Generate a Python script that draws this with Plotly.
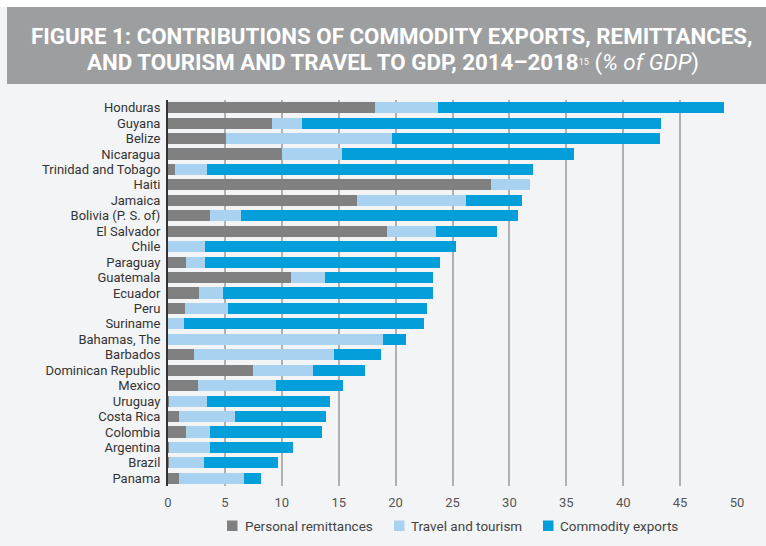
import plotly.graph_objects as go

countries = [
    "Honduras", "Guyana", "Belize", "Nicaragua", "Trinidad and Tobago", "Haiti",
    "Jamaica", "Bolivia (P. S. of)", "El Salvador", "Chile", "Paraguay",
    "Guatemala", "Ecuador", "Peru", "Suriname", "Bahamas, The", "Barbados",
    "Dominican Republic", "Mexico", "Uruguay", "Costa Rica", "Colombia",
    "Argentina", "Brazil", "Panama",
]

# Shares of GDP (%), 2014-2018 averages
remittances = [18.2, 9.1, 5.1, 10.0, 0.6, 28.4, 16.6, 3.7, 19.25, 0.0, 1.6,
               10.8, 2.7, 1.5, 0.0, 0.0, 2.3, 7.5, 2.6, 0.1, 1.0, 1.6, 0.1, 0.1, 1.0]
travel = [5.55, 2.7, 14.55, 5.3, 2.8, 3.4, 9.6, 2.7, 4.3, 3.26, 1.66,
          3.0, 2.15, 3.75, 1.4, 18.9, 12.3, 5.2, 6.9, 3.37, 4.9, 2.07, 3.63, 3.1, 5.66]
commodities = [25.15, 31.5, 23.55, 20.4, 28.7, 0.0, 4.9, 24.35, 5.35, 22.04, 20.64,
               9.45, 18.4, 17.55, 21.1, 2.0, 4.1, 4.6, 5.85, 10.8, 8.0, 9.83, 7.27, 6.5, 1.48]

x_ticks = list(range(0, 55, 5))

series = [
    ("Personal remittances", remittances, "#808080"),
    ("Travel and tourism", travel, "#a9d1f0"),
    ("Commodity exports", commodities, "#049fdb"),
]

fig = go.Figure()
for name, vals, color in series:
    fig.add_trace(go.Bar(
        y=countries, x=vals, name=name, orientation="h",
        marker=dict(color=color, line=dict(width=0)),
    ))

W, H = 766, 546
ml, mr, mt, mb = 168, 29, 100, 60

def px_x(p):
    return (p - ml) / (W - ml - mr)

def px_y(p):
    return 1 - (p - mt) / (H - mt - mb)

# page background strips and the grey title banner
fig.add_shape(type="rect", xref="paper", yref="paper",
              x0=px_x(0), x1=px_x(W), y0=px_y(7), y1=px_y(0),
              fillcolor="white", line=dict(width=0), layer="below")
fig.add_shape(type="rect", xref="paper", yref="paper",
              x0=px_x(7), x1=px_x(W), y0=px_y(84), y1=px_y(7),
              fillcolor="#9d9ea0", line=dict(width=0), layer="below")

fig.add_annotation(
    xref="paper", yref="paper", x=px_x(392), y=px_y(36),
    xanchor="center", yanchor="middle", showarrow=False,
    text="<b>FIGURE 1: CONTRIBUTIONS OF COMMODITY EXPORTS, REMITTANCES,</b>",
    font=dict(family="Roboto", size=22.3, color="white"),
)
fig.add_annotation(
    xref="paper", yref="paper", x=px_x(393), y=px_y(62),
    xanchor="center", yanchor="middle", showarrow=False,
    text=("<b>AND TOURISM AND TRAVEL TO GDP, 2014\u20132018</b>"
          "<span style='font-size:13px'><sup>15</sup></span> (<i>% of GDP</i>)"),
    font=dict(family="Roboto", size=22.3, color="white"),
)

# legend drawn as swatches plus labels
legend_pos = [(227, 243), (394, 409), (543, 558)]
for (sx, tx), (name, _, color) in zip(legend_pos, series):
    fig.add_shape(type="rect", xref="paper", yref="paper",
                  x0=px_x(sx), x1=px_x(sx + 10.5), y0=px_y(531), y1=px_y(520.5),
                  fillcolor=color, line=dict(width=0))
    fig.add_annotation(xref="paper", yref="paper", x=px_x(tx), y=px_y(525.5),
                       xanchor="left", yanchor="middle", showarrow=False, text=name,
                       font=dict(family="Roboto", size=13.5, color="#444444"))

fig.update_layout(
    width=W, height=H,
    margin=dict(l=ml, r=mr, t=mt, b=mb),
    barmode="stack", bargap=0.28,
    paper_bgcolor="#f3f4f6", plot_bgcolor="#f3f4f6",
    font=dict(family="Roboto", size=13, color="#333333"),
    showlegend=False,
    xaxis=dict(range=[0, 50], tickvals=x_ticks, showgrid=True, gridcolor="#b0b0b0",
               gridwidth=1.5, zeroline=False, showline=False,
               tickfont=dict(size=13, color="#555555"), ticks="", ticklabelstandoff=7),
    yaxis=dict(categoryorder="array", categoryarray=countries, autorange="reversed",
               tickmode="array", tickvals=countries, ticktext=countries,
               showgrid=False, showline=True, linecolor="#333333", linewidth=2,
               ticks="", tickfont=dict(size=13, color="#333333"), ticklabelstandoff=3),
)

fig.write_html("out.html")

EXERCISE GOAL: Copy the listing in full and without alteration, omitting every picture.

CORRECT ANSWER:
Generate a Python script that draws this with Plotly.
import plotly.graph_objects as go

countries = [
    "Honduras", "Guyana", "Belize", "Nicaragua", "Trinidad and Tobago", "Haiti",
    "Jamaica", "Bolivia (P. S. of)", "El Salvador", "Chile", "Paraguay",
    "Guatemala", "Ecuador", "Peru", "Suriname", "Bahamas, The", "Barbados",
    "Dominican Republic", "Mexico", "Uruguay", "Costa Rica", "Colombia",
    "Argentina", "Brazil", "Panama",
]

# Shares of GDP (%), 2014-2018 averages
remittances = [18.2, 9.1, 5.1, 10.0, 0.6, 28.4, 16.6, 3.7, 19.25, 0.0, 1.6,
               10.8, 2.7, 1.5, 0.0, 0.0, 2.3, 7.5, 2.6, 0.1, 1.0, 1.6, 0.1, 0.1, 1.0]
travel = [5.55, 2.7, 14.55, 5.3, 2.8, 3.4, 9.6, 2.7, 4.3, 3.26, 1.66,
          3.0, 2.15, 3.75, 1.4, 18.9, 12.3, 5.2, 6.9, 3.37, 4.9, 2.07, 3.63, 3.1, 5.66]
commodities = [25.15, 31.5, 23.55, 20.4, 28.7, 0.0, 4.9, 24.35, 5.35, 22.04, 20.64,
               9.45, 18.4, 17.55, 21.1, 2.0, 4.1, 4.6, 5.85, 10.8, 8.0, 9.83, 7.27, 6.5, 1.48]

x_ticks = list(range(0, 55, 5))

series = [
    ("Personal remittances", remittances, "#808080"),
    ("Travel and tourism", travel, "#a9d1f0"),
    ("Commodity exports", commodities, "#049fdb"),
]

fig = go.Figure()
for name, vals, color in series:
    fig.add_trace(go.Bar(
        y=countries, x=vals, name=name, orientation="h",
        marker=dict(color=color, line=dict(width=0)),
    ))

W, H = 766, 546
ml, mr, mt, mb = 168, 29, 100, 60

def px_x(p):
    return (p - ml) / (W - ml - mr)

def px_y(p):
    return 1 - (p - mt) / (H - mt - mb)

# page background strips and the grey title banner
fig.add_shape(type="rect", xref="paper", yref="paper",
              x0=px_x(0), x1=px_x(W), y0=px_y(7), y1=px_y(0),
              fillcolor="white", line=dict(width=0), layer="below")
fig.add_shape(type="rect", xref="paper", yref="paper",
              x0=px_x(7), x1=px_x(W), y0=px_y(84), y1=px_y(7),
              fillcolor="#9d9ea0", line=dict(width=0), layer="below")

fig.add_annotation(
    xref="paper", yref="paper", x=px_x(392), y=px_y(36),
    xanchor="center", yanchor="middle", showarrow=False,
    text="<b>FIGURE 1: CONTRIBUTIONS OF COMMODITY EXPORTS, REMITTANCES,</b>",
    font=dict(family="Roboto", size=22.3, color="white"),
)
fig.add_annotation(
    xref="paper", yref="paper", x=px_x(393), y=px_y(62),
    xanchor="center", yanchor="middle", showarrow=False,
    text=("<b>AND TOURISM AND TRAVEL TO GDP, 2014\u20132018</b>"
          "<span style='font-size:13px'><sup>15</sup></span> (<i>% of GDP</i>)"),
    font=dict(family="Roboto", size=22.3, color="white"),
)

# legend drawn as swatches plus labels
legend_pos = [(227, 243), (394, 409), (543, 558)]
for (sx, tx), (name, _, color) in zip(legend_pos, series):
    fig.add_shape(type="rect", xref="paper", yref="paper",
                  x0=px_x(sx), x1=px_x(sx + 10.5), y0=px_y(531), y1=px_y(520.5),
                  fillcolor=color, line=dict(width=0))
    fig.add_annotation(xref="paper", yref="paper", x=px_x(tx), y=px_y(525.5),
                       xanchor="left", yanchor="middle", showarrow=False, text=name,
                       font=dict(family="Roboto", size=13.5, color="#444444"))

fig.update_layout(
    width=W, height=H,
    margin=dict(l=ml, r=mr, t=mt, b=mb),
    barmode="stack", bargap=0.28,
    paper_bgcolor="#f3f4f6", plot_bgcolor="#f3f4f6",
    font=dict(family="Roboto", size=13, color="#333333"),
    showlegend=False,
    xaxis=dict(range=[0, 50], tickvals=x_ticks, showgrid=True, gridcolor="#b0b0b0",
               gridwidth=1.5, zeroline=False, showline=False,
               tickfont=dict(size=13, color="#555555"), ticks="", ticklabelstandoff=7),
    yaxis=dict(categoryorder="array", categoryarray=countries, autorange="reversed",
               tickmode="array", tickvals=countries, ticktext=countries,
               showgrid=False, showline=True, linecolor="#333333", linewidth=2,
               ticks="", tickfont=dict(size=13, color="#333333"), ticklabelstandoff=3),
)

fig.write_html("out.html")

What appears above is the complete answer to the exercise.